Cette attaque a eu lieu au moment où le Tchad a rompu les accords de défense qui le lient depuis 1960 à la France, l’ancienne puissance coloniale. La conséquence de cette dénonciation est que l’armée française doit plier bagage au plus tard le 31 janvier 2025, « une date non négociable », comme le font savoir les autorités tchadiennes. Depuis lors, ce n’est plus tout à fait le parfait amour. Le désamour s’est même accru avec les récents propos du président français Emmanuel Macron qui, devant les ambassadeurs de la France dans le monde, a déclaré que le départ des militaires hexagonaux de l’Afrique a été négocié par certaines autorités. Faux, a notamment rétorqué N’Djamena qui a assuré avoir pris la décision de manière souveraine.

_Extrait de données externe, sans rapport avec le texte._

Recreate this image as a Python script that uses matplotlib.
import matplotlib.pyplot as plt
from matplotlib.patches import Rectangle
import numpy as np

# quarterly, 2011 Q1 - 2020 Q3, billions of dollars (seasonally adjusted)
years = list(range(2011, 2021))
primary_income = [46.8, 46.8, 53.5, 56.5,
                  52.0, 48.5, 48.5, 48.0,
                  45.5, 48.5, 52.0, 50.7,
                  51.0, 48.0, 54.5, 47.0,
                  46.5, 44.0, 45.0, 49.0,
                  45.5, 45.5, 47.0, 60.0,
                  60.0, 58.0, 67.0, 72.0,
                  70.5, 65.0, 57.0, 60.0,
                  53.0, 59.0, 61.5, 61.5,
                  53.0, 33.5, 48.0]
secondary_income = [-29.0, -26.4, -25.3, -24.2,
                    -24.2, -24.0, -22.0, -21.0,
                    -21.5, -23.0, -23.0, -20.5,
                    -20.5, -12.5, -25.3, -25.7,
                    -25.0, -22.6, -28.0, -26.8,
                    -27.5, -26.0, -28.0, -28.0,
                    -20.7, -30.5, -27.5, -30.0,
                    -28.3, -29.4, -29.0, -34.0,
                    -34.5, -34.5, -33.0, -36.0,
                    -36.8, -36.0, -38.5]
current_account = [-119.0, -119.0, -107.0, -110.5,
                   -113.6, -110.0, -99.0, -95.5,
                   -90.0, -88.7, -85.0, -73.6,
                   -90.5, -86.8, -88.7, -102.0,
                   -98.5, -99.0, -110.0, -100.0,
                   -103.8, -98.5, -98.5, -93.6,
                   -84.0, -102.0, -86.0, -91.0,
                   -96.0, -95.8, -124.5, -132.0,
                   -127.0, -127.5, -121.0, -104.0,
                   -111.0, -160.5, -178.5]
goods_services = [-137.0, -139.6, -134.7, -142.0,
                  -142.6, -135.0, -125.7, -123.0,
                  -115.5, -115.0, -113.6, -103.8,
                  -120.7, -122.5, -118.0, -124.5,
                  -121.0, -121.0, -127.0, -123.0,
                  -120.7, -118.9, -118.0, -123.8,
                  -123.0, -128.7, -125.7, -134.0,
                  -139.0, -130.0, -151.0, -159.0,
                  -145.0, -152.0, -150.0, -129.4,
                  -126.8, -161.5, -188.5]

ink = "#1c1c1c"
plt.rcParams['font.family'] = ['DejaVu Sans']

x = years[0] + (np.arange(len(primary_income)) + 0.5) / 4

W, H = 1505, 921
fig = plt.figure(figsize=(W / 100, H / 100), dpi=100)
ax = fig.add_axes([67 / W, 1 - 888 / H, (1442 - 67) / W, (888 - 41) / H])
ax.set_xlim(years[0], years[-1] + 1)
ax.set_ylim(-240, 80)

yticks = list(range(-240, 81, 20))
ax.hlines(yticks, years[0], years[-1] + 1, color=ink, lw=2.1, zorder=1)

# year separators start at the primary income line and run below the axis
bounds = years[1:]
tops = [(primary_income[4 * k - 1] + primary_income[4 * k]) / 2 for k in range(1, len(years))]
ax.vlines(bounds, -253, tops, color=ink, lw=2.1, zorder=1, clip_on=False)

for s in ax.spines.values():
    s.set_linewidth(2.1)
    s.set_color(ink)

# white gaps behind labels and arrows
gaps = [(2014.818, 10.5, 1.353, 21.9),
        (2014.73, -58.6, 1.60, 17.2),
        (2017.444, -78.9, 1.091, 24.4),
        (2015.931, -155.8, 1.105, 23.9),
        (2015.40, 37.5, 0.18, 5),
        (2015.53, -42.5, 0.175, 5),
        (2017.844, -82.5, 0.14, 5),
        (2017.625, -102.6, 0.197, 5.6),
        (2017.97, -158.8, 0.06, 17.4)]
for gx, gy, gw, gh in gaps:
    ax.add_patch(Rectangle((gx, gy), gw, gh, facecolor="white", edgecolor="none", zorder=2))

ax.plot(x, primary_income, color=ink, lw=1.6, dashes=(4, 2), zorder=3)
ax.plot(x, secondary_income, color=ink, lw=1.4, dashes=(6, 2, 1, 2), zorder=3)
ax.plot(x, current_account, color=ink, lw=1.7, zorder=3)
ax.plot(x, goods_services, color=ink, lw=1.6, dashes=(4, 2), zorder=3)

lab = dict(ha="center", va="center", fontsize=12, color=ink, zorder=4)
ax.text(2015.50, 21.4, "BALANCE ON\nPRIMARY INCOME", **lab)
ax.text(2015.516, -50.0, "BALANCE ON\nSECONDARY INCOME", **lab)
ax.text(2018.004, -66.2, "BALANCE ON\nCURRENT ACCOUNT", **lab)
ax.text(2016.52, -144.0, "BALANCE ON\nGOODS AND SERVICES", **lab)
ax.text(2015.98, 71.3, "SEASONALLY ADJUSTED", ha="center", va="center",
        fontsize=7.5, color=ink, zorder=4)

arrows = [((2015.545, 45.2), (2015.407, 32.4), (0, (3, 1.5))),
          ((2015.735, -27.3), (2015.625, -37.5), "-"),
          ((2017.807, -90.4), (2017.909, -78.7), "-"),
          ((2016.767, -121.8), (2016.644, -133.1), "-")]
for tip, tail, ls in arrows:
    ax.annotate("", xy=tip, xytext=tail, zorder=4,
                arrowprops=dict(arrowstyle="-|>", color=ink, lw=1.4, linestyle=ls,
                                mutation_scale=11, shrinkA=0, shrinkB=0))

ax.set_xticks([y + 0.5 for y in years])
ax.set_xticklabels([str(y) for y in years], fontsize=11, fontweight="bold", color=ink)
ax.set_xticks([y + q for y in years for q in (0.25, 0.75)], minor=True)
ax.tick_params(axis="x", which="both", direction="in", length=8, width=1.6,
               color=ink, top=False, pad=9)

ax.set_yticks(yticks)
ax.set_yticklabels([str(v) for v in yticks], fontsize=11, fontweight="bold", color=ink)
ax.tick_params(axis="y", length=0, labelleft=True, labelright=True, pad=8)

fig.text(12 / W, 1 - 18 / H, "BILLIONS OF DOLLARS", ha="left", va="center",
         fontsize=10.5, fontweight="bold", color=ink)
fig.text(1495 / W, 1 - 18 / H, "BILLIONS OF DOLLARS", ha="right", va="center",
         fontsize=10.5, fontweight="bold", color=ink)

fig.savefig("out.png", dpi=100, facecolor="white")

Sur le même sujet, et comme par prémonition, le jeune chef d’Etat tchadien, MIDI, dans son message du nouvel an, n’écartait pas la possibilité d’une déstabilisation de son pouvoir pour cet « affront ». « Je sais que nous allons être combattus. J’ai pleinement mesuré les conséquences sécuritaires, économiques, diplomatiques et médiatiques qui peuvent découler de cette décision historique. Nous n’avons pas écarté la possibilité que nos propres compatriotes vont, malheureusement, être utilisés pour essayer de déstabiliser notre pays », avait déclaré le Maréchal Mahamat Idriss Déby Itno.

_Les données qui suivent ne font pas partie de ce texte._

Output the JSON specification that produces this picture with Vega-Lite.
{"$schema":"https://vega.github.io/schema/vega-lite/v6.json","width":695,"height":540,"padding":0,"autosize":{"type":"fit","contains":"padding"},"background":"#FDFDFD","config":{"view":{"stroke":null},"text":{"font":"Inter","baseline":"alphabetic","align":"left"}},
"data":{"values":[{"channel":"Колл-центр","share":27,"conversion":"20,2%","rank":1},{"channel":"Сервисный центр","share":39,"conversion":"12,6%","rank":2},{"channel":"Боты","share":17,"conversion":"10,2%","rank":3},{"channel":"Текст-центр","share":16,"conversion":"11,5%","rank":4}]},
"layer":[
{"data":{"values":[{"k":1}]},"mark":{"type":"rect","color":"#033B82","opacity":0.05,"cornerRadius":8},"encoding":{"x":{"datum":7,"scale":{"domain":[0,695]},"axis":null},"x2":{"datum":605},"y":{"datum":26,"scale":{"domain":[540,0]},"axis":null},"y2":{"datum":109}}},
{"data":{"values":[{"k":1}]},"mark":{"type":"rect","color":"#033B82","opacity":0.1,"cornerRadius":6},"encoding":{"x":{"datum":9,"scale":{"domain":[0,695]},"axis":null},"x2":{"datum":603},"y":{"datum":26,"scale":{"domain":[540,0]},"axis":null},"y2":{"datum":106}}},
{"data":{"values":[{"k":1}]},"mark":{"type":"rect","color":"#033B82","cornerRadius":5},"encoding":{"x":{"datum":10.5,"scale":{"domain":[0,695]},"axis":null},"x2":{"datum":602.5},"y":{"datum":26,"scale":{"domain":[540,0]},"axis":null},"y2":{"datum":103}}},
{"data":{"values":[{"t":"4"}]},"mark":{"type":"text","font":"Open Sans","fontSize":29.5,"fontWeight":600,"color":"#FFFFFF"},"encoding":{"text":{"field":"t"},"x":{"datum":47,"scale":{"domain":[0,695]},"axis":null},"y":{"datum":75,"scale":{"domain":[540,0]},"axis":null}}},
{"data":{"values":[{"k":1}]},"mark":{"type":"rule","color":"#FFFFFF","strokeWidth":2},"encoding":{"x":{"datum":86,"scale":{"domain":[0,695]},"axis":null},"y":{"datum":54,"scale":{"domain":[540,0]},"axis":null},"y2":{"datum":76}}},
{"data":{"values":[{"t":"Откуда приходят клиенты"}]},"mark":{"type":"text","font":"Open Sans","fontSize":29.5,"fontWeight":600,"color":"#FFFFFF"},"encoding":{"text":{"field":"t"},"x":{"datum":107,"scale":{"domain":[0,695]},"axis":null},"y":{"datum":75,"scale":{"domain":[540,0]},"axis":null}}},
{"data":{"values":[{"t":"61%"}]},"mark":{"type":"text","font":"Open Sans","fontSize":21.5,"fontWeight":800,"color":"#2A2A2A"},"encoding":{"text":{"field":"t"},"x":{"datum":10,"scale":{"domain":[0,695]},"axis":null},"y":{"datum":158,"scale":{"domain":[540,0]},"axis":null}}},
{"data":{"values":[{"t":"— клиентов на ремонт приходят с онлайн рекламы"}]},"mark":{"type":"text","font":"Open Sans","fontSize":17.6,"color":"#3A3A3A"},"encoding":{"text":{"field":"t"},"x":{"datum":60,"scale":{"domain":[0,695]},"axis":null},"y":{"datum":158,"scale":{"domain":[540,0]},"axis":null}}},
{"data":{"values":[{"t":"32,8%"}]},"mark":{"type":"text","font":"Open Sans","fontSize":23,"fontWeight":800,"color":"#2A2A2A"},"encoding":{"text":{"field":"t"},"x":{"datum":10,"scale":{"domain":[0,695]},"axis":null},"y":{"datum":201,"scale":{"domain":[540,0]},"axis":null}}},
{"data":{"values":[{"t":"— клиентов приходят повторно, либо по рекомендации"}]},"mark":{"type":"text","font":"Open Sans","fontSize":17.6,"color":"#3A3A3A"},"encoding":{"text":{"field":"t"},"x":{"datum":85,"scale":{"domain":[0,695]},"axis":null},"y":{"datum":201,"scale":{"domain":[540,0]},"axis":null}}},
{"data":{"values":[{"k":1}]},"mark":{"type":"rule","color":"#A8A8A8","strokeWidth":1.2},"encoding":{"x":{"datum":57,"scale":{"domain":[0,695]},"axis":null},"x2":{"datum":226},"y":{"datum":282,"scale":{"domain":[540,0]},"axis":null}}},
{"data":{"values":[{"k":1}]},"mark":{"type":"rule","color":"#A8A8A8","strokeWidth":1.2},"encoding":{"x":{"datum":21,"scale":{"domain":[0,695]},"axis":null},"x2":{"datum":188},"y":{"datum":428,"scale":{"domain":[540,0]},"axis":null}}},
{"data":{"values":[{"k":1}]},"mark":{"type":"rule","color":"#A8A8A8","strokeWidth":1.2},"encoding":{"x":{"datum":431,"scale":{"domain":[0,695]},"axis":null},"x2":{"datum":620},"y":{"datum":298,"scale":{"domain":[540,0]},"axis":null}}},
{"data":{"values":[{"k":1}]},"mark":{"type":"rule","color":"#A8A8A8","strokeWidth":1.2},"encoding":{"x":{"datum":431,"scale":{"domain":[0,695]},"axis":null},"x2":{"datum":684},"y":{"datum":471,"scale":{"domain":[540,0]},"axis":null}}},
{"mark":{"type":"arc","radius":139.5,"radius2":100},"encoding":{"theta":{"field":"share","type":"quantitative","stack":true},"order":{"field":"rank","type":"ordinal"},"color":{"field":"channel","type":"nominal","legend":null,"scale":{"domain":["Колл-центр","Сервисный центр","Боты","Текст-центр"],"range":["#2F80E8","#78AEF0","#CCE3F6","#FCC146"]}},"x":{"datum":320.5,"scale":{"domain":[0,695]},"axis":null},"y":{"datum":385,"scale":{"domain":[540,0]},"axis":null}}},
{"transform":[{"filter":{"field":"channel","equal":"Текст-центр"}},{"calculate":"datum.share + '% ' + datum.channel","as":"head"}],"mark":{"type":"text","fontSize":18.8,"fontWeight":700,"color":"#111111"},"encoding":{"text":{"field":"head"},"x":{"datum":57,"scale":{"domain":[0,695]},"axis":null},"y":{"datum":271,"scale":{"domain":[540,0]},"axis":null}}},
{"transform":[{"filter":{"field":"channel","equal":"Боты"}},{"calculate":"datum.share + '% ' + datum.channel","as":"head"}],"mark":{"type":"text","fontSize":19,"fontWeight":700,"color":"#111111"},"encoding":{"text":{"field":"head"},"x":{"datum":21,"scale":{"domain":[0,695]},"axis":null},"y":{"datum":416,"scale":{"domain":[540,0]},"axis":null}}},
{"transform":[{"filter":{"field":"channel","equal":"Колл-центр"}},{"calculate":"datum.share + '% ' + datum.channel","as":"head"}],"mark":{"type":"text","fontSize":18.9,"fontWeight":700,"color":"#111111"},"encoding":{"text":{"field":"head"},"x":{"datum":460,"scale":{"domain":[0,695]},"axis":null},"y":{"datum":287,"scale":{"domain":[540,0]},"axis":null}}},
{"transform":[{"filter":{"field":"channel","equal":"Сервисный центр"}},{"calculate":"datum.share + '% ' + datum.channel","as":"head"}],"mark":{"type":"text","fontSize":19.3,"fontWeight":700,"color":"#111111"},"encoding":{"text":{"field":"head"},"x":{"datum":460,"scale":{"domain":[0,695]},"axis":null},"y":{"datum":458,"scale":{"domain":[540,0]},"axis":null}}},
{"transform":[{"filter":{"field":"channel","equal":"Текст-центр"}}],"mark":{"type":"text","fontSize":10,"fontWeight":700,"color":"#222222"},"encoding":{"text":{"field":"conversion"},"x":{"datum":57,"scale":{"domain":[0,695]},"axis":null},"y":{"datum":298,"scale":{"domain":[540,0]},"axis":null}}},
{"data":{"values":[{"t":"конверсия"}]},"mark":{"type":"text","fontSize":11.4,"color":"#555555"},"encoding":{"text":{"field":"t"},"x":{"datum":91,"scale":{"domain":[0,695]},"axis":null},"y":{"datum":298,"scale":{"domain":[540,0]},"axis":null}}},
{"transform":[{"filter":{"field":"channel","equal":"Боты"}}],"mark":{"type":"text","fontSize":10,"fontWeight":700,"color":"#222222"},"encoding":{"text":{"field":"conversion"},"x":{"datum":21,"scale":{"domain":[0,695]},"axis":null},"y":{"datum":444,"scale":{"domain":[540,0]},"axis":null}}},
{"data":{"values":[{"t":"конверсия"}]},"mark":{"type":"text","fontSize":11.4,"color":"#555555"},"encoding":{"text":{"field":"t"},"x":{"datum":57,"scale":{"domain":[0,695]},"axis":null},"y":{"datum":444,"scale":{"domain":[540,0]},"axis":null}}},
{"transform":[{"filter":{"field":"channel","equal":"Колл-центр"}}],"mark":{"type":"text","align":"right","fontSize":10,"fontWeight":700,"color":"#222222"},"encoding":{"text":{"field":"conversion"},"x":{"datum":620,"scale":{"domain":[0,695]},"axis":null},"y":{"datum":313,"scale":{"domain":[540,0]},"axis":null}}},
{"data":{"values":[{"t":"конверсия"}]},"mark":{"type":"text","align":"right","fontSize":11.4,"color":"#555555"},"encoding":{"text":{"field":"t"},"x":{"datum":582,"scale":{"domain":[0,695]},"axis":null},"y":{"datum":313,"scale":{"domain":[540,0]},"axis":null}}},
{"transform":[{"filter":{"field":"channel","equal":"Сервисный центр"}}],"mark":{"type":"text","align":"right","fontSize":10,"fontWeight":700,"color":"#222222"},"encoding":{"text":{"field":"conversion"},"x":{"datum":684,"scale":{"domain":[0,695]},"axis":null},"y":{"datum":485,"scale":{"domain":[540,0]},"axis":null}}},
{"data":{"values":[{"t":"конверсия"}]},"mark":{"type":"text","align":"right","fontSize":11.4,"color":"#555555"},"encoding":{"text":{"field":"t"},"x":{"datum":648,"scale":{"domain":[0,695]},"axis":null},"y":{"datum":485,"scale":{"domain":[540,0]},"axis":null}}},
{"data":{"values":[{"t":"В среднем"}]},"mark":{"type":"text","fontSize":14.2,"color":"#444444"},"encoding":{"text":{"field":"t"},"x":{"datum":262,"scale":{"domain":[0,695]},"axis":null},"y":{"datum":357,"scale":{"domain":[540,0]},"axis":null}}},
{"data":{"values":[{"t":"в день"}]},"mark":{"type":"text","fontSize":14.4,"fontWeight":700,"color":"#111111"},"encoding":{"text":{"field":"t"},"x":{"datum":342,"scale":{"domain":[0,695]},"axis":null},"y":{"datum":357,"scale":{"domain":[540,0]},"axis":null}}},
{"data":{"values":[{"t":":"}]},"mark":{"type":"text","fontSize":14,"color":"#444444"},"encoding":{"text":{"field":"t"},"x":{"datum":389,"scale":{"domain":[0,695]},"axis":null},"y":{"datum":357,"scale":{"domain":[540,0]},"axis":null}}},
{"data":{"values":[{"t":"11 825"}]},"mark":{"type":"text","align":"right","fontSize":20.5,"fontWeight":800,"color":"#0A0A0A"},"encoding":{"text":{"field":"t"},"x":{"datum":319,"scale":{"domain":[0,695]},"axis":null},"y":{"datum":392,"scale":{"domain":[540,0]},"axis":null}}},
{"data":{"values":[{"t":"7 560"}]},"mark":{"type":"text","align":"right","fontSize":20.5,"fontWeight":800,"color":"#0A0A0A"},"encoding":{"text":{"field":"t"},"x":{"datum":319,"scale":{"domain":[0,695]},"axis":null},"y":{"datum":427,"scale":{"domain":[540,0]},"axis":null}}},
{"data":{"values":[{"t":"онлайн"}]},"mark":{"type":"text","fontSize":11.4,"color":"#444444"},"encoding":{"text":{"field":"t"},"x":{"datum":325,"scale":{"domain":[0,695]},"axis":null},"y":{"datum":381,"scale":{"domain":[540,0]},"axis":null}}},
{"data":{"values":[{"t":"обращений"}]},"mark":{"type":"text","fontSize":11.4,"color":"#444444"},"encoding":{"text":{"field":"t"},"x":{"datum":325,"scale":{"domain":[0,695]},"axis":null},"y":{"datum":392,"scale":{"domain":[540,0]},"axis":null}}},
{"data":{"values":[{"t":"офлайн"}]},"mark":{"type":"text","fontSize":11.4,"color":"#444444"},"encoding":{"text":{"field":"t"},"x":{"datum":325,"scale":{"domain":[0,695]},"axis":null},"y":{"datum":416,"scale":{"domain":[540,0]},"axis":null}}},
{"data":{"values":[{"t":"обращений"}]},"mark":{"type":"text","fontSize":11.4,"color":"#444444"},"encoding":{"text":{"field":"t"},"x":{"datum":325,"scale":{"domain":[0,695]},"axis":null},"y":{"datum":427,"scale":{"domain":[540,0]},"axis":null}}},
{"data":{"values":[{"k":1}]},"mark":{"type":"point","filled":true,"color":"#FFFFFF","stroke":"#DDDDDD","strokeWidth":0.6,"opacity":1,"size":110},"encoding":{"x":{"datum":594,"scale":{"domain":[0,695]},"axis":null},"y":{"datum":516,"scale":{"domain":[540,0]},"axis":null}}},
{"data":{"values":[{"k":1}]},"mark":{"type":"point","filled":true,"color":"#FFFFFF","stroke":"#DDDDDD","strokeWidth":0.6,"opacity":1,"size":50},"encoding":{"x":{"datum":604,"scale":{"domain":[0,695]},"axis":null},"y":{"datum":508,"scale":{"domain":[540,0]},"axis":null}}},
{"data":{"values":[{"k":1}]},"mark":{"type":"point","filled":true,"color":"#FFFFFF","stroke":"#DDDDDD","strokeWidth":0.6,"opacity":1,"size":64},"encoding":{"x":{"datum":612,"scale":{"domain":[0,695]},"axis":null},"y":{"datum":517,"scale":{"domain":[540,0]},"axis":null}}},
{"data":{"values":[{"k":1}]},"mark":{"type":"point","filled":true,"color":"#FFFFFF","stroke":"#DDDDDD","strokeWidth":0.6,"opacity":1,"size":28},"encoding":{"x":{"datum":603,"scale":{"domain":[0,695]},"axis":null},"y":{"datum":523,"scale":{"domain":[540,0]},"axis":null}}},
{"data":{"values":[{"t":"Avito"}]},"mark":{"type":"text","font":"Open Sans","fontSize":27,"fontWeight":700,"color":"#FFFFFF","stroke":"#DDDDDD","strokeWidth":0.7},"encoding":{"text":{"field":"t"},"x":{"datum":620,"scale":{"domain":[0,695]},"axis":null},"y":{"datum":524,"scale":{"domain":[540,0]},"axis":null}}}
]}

Il est donc difficile de ne pas faire le lien entre la rupture des accords de défense avec l’ancienne métropole et cette attaque, fût-elle l’œuvre de « pieds nickelés ». L’ombre de l’ancien maître va planer, sa silhouette sera vue derrière cette équipée aventureuse, visiblement plus loufoque que sérieuse. Que ce dernier ait vraiment voulu punir son ancienne colonie ou pas, qu’il ait activé des leviers ou pas, les regards, inexorablement vers lui comme la Tour de Pise qui penche toujours du même côté. Il est indexé, condamné, avant même d’avoir eu le temps de se défendre. Certes, l’enquête ouverte nous situerait peut-être sur les motivations et les commanditaires. Mais elle ne manquerait pas d’être décriée si jamais elle ne confirme pas les soupçons, les accusations des procureurs auto-proclamés.

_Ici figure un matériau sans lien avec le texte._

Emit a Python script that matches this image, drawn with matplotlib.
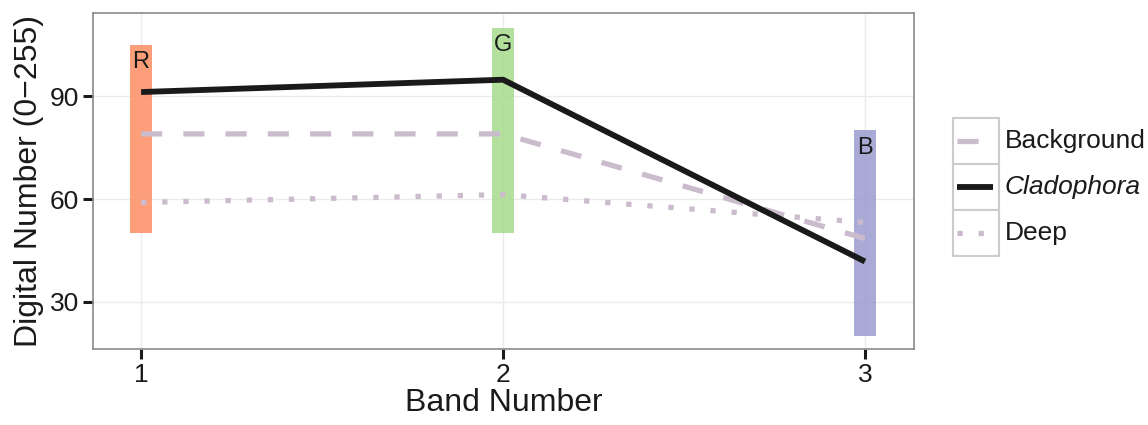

Toutefois, faut-il vraiment en vouloir à tous ceux qui pointent déjà un doigt accusateur si celui qui est mis à l’index semble prêter le flanc ? Absolument pas ! La posture et surtout le discours du mis en cause font de lui un coupable idéal qui n’a pas compris la soif de changement, de rupture, de la jeunesse africaine. Laquelle ne cesse de crier, de faire savoir que « plus rien n’est comme avant », que les temps, ou plus exactement, les mentalités ont changé.

Si les Tchadiens veulent changer, les vieux démons, eux, refusent de le faire et veulent rester tels. Ils ont la peau dure et ont tendance à ressurgir chaque fois. Les évènements de ce début de nouvel an rappellent beaucoup d’autres qui se sont produits sous le long règne (30 ans) de Déby père (Idriss Déby Itno). En trois décennies de pouvoir, il a vu des vertes et des pas mûres en termes de rébellion ou de tentatives de coups d’Etat. Mais à son époque, il pouvait compter sur le soutien de la France, présente sur le sol tchadien avec des militaires, au nom des accords de défense. Plus d’une fois, Paris lui a sauvé la mise en empêchant qu’il soit renversé. L’exemple le plus illustratif est celui de 2008 où les rebelles étaient à la porte du palais présidentiel, au cœur de N’Djamena, à un doigt de prendre le pouvoir qui était vacillant. Ce sont les militaires français qui sauveront le fauteuil présidentiel en cassant du rebelle.

Aujourd’hui, la donne a changé. Non seulement Déby père n’est plus au pouvoir après son assassinat en 2021 au front en combattant des rebelles, mais aussi le fils ne veut plus de cette présence militaire protectrice et dissuasive. Il veut compter sur l’armée nationale tant pour la protection de son pouvoir que pour lutter contre la rébellion, une plaie de son pays depuis l’indépendance, et les terroristes de Boko Haram qui font des incursions meurtrières au Tchad à partir de leur foyer nigérian.

Les derniers événements, quoique malheureux, prouvent qu’il ne s’est pas trompé en décidant de rompre le cordon ombilical, sur le plan militaire, avec le coq gaulois. Si l’objectif visé est de lui faire regretter sa décision, on peut dire que c’est raté.  Pour le moment, en tous cas.